Material provided:
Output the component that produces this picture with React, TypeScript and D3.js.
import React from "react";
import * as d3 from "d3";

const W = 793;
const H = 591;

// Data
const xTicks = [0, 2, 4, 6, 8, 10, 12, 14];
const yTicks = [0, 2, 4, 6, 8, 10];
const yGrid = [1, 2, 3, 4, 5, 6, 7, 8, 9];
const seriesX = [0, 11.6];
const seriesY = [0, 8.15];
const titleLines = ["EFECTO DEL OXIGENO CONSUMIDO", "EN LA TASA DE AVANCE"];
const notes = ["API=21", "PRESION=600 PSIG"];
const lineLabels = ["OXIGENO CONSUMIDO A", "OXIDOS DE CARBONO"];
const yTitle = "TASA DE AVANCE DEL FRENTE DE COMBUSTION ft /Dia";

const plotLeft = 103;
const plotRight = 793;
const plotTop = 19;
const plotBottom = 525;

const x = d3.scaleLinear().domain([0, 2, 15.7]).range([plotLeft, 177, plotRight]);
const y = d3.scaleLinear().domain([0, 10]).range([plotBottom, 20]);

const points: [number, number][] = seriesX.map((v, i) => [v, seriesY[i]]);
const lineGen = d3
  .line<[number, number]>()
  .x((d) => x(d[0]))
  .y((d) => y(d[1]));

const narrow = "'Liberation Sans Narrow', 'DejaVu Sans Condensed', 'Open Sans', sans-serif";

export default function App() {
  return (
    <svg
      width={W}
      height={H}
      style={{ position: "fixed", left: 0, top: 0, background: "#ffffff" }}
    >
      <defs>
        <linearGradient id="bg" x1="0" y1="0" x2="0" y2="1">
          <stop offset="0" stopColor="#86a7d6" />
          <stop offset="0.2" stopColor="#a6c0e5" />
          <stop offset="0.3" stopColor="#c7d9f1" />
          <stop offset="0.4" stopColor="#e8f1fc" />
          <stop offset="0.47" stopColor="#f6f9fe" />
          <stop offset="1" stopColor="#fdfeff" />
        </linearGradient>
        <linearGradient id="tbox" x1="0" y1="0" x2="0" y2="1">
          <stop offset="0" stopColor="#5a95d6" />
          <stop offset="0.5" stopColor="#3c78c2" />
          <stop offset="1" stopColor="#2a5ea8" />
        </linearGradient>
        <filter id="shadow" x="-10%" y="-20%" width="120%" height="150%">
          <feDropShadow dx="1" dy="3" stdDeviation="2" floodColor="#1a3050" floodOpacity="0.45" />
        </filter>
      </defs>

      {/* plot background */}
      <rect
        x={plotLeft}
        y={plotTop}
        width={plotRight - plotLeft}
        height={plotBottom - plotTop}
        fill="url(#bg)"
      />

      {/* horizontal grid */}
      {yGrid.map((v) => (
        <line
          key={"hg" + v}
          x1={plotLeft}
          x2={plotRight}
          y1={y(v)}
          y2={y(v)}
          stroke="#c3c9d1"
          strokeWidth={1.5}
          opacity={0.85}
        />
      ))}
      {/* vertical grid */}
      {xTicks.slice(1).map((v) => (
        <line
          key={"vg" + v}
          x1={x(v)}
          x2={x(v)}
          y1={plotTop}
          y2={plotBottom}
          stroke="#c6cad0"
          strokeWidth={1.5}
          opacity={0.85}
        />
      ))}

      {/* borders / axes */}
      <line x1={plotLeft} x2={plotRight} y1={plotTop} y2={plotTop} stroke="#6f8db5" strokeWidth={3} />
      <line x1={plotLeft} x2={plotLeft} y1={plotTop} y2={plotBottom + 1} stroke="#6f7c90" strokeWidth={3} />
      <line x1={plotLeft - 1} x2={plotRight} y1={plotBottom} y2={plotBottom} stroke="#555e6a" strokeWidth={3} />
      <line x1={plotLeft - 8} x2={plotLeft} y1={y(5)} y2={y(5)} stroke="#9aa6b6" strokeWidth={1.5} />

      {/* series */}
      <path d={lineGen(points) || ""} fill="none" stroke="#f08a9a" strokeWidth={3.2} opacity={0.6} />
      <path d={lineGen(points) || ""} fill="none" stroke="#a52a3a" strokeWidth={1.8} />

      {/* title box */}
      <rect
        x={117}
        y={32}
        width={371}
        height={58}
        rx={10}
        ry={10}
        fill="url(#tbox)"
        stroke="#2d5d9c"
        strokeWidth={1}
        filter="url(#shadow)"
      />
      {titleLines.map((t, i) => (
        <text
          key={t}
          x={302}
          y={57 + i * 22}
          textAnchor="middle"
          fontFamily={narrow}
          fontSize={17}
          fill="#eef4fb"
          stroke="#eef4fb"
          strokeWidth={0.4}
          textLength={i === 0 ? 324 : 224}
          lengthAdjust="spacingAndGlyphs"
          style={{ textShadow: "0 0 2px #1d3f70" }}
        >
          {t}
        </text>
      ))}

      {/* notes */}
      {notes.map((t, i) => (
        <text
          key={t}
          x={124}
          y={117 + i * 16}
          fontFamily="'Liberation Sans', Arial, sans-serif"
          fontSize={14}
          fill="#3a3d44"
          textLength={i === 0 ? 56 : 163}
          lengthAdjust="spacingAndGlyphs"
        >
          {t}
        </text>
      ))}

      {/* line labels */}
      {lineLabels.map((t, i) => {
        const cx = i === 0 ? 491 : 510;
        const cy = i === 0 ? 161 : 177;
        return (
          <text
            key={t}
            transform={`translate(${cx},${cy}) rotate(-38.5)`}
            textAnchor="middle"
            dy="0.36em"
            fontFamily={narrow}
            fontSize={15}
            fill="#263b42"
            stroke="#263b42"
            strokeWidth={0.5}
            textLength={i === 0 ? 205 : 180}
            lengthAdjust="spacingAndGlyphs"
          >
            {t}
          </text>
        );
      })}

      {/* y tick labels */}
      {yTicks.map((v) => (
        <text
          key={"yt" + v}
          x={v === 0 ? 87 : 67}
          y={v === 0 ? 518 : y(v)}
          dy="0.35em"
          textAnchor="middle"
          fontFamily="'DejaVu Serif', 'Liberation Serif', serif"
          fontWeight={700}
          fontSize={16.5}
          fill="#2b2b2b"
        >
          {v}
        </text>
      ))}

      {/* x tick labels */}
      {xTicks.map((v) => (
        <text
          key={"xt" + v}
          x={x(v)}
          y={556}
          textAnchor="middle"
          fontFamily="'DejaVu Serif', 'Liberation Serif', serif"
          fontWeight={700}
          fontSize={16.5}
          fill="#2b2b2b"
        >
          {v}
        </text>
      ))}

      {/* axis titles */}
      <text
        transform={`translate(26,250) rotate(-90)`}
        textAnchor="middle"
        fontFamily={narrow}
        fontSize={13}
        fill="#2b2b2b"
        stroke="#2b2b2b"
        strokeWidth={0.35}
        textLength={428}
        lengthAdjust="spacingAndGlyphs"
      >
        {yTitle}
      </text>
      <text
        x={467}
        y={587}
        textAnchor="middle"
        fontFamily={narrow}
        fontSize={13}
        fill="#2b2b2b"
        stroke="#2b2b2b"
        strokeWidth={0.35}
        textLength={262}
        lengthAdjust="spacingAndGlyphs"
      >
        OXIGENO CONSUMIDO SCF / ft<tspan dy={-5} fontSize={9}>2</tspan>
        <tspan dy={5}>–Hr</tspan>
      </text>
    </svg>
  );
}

Exercise goal:
What you return should be the lines from the start of the data through the line with "const H = 591;", quoted exactly and nothing more.

Solution to this problem:
Output the component that produces this picture with React, TypeScript and D3.js.
import React from "react";
import * as d3 from "d3";

const W = 793;
const H = 591;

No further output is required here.